Coatings and other material layers can serve a protective function when disposed on a substrate. These layers and coatings are often designed to prevent damage to the subjacent material. This damage can arise when the coating is abraded, impacted, scratched, gouged, and otherwise contacted in a manner deleterious to the material layer. Corrosion is also damaging, whereby materials (particularly metals) are deteriorated at their surfaces due to environmental influences such as, for example, aqueous exposure or immersion. Coatings are also used, most often in the form of paint, to combat and prevent corrosion.
Nonetheless, no coating is perfect and all coatings feature limited hardness, substrate adhesion, and environmental (chemical) durability. Consequently, any coating approach to prevent damage to materials, such as damaged caused by corrosion requires expensive maintenance procedures of periodic stripping and re-painting. Given the prevalence in our society of corrosion and associated protective coatings, the problem and its treatment can be very expensive.
Some solutions that prevent corrosion and related degradation issues utilize compositions that promote self-healing, and in particular self-healing of cracks, gouges, and gaps caused by deformation of the composition. These materials often comprise capsules of various shapes and sizes that are dispersed in a matrix-type material. These capsules contain various materials including monomers or liquid healing agents and catalysts, which are released in response to the destruction of the capsules at the location of the deformation of the coating. The released materials chemically interact with each other, as well as with the catalysts within the matrix material, to cause chemical reactions such as polymerization that can effect “healing” of the coating.
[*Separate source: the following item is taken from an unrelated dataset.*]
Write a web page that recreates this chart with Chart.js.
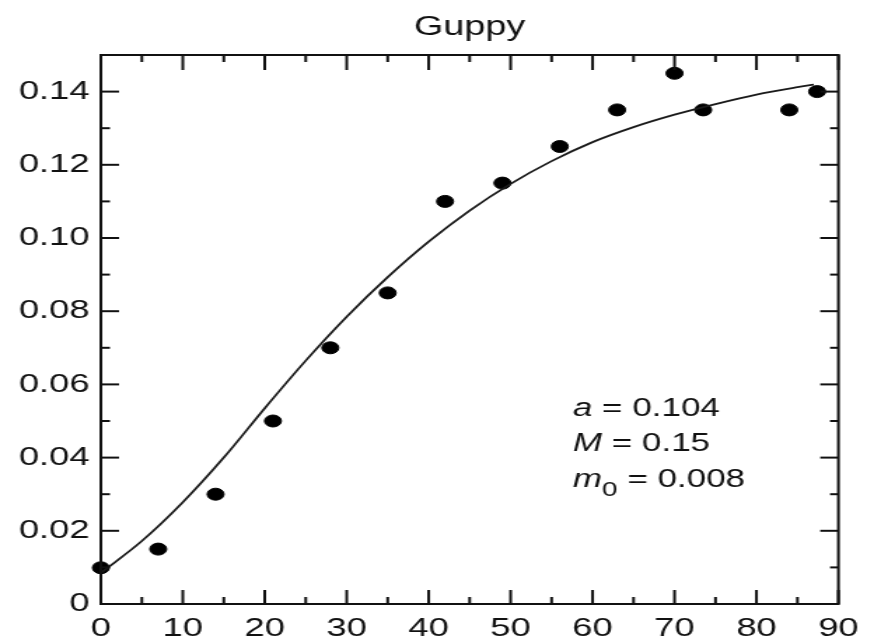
<!DOCTYPE html>
<html>
<head>
<meta charset="utf-8">
<script src="https://cdn.jsdelivr.net/npm/chart.js@4.4.1/dist/chart.umd.min.js"></script>
<style>
  html, body { margin: 0; padding: 0; background: #fff; }
</style>
</head>
<body>
<!-- drawn at 629 wide and shown at 881, the reference is stretched sideways -->
<canvas id="guppy" width="629" height="644" style="width:881px;height:644px"></canvas>
<script>
const age_days = [0, 7, 14, 21, 28, 35, 42, 49, 56, 63, 70, 73.5, 84, 87.4];
const mass_measured = [0.0099, 0.015, 0.030, 0.050, 0.070, 0.085, 0.110, 0.115, 0.125, 0.135, 0.145, 0.135, 0.135, 0.140];

const fit_days = [0, 5, 10, 15, 20, 25, 30, 35, 40, 45, 50, 55, 60, 65, 70, 75, 80, 85, 87];
const fit_mass = [0.0085, 0.0172, 0.0278, 0.0400, 0.0535, 0.0665, 0.0785, 0.0893, 0.0990, 0.1075, 0.1148, 0.1210, 0.1262, 0.1303, 0.1337, 0.1366, 0.1392, 0.1412, 0.1419];

const x_ticks = [0, 10, 20, 30, 40, 50, 60, 70, 80, 90];
const x_minor = [5, 15, 25, 35, 45, 55, 65, 75, 85];
const y_ticks = [0, 0.02, 0.04, 0.06, 0.08, 0.10, 0.12, 0.14];
const y_minor = [0.01, 0.03, 0.05, 0.07, 0.09, 0.11, 0.13];

const title_text = "Guppy";
const param_names = ["a", "M", "m"];
const param_subs = ["", "", "0"];
const param_values = ["0.104", "0.15", "0.008"];

const FONT = "'Liberation Sans', Arial, Helvetica, sans-serif";

const frame_plugin = {
  id: "frame",
  afterDraw(chart) {
    const { ctx, chartArea: { left, right, top, bottom }, scales: { x, y } } = chart;
    const seg = (x0, y0, x1, y1) => {
      ctx.beginPath();
      ctx.moveTo(x0, y0);
      ctx.lineTo(x1, y1);
      ctx.stroke();
    };
    ctx.save();
    ctx.strokeStyle = "#111";
    ctx.lineWidth = 2;
    ctx.strokeRect(left, top, right - left, bottom - top);

    // ticks point inward on all four sides
    x_ticks.forEach((v) => {
      const px = x.getPixelForValue(v);
      seg(px, bottom, px, bottom - 14);
      seg(px, top, px, top + 15);
    });
    x_minor.forEach((v) => {
      const px = x.getPixelForValue(v);
      seg(px, bottom, px, bottom - 7);
      seg(px, top, px, top + 7);
    });
    y_ticks.forEach((v) => {
      const py = y.getPixelForValue(v);
      seg(left, py, left + 13, py);
      seg(right, py, right - 13, py);
    });
    y_minor.forEach((v) => {
      const py = y.getPixelForValue(v);
      seg(left, py, left + 6.5, py);
      seg(right, py, right - 6, py);
    });

    // title
    ctx.fillStyle = "#111";
    ctx.textAlign = "center";
    ctx.textBaseline = "alphabetic";
    ctx.font = `27px ${FONT}`;
    ctx.fillText(title_text, (left + right) / 2, 35);

    // fit parameters, anchored in data units
    ctx.textAlign = "left";
    const x0 = x.getPixelForValue(57.6);
    param_names.forEach((name, i) => {
      const base = y.getPixelForValue(0.0515 - i * 0.0097);
      let cx = x0;
      ctx.font = `italic 25px ${FONT}`;
      ctx.fillText(name, cx, base);
      cx += ctx.measureText(name).width;
      if (param_subs[i]) {
        ctx.font = `20px ${FONT}`;
        ctx.fillText(param_subs[i], cx, base + 9);
        cx += ctx.measureText(param_subs[i]).width;
      }
      ctx.font = `25px ${FONT}`;
      ctx.fillText(" = " + param_values[i], cx, base);
    });
    ctx.restore();
  },
};

new Chart(document.getElementById("guppy"), {
  type: "scatter",
  data: {
    datasets: [
      {
        type: "line",
        data: fit_days.map((d, i) => ({ x: d, y: fit_mass[i] })),
        borderColor: "#1a1a1a",
        borderWidth: 1.8,
        pointRadius: 0,
        cubicInterpolationMode: "monotone",
        fill: false,
        clip: false,
      },
      {
        data: age_days.map((d, i) => ({ x: d, y: mass_measured[i] })),
        backgroundColor: "#000",
        borderColor: "#000",
        pointRadius: 6,
        pointHoverRadius: 6,
        clip: false,
      },
    ],
  },
  options: {
    responsive: false,
    devicePixelRatio: 1,
    animation: false,
    events: [],
    layout: {
      padding: { top: 55, right: 30.4, bottom: 0, left: 0 },
    },
    plugins: {
      legend: { display: false },
      tooltip: { enabled: false },
      title: { display: false },
    },
    scales: {
      x: {
        type: "linear",
        min: 0,
        max: 90,
        afterBuildTicks: (s) => { s.ticks = x_ticks.map((v) => ({ value: v })); },
        afterFit: (s) => { s.height = 40; },
        grid: { display: false, drawTicks: false },
        border: { display: false },
        ticks: {
          color: "#111",
          padding: 9,
          maxRotation: 0,
          font: { family: FONT, size: 26 },
          callback: (v) => String(v),
        },
      },
      y: {
        type: "linear",
        min: 0,
        max: 0.15,
        afterBuildTicks: (s) => { s.ticks = y_ticks.map((v) => ({ value: v })); },
        afterFit: (s) => { s.width = 72; },
        grid: { display: false, drawTicks: false },
        border: { display: false },
        ticks: {
          color: "#111",
          padding: 8,
          font: { family: FONT, size: 26 },
          callback: (v) => (v === 0 ? "0" : v.toFixed(2)),
        },
      },
    },
  },
  plugins: [frame_plugin],
});
</script>
</body>
</html>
While such solutions can be used and formulated to provide an active, self-healing material, there are limitations to this capsule-based technology. For example, the capsule-based materials do not utilize an active crack closure mechanism. Rather these materials typically rely on the polymerization reactions to fill the deformation in the coating, thus facilitating closure of the crack. It is also likely that a single deformation (e.g., an abrasion or a gouge) in the material can effectively “heal” only once because the capsules are individually formed and located at discrete positions within the matrix. In other words, there are only a finite number of capsules available within the material matrix to promote the healing mechanism, in effect creating a coating that is non-reversible and incapable of repeated healing.
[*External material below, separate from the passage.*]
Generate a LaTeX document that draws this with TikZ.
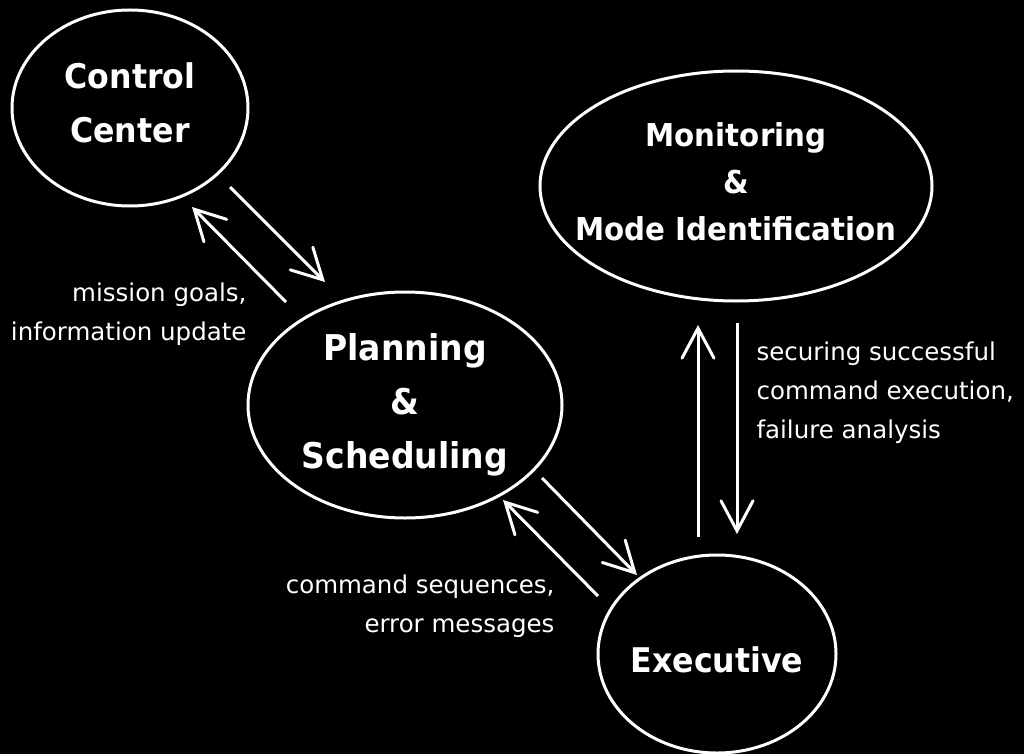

Moreover, the capsules themselves have a finite lifespan that is subject to decay over time. This limitation not only reduces the effective lifespan of the self-healing mechanism, but also reduces the effectiveness of manufacturing and application of batches of the capsule-based materials for use as, e.g., coatings, because the materials that utilize the capsules will only be effective if such manufacturing, application, and re-application is done within the life-span of the capsules, and necessarily the shelf-life of the product.
There is therefore a need for protective coatings that can be more easily repaired to their protective integrity, but that are suited for repeated deformation over a longer life-span. It is also desirable that embodiments of such protective coatings allow for the mending of scratches and cracks by virtue of their composition and microstructure so as to yield a combination of shape memory and rebonding that can be activated by a treatment, e.g., heat treatment.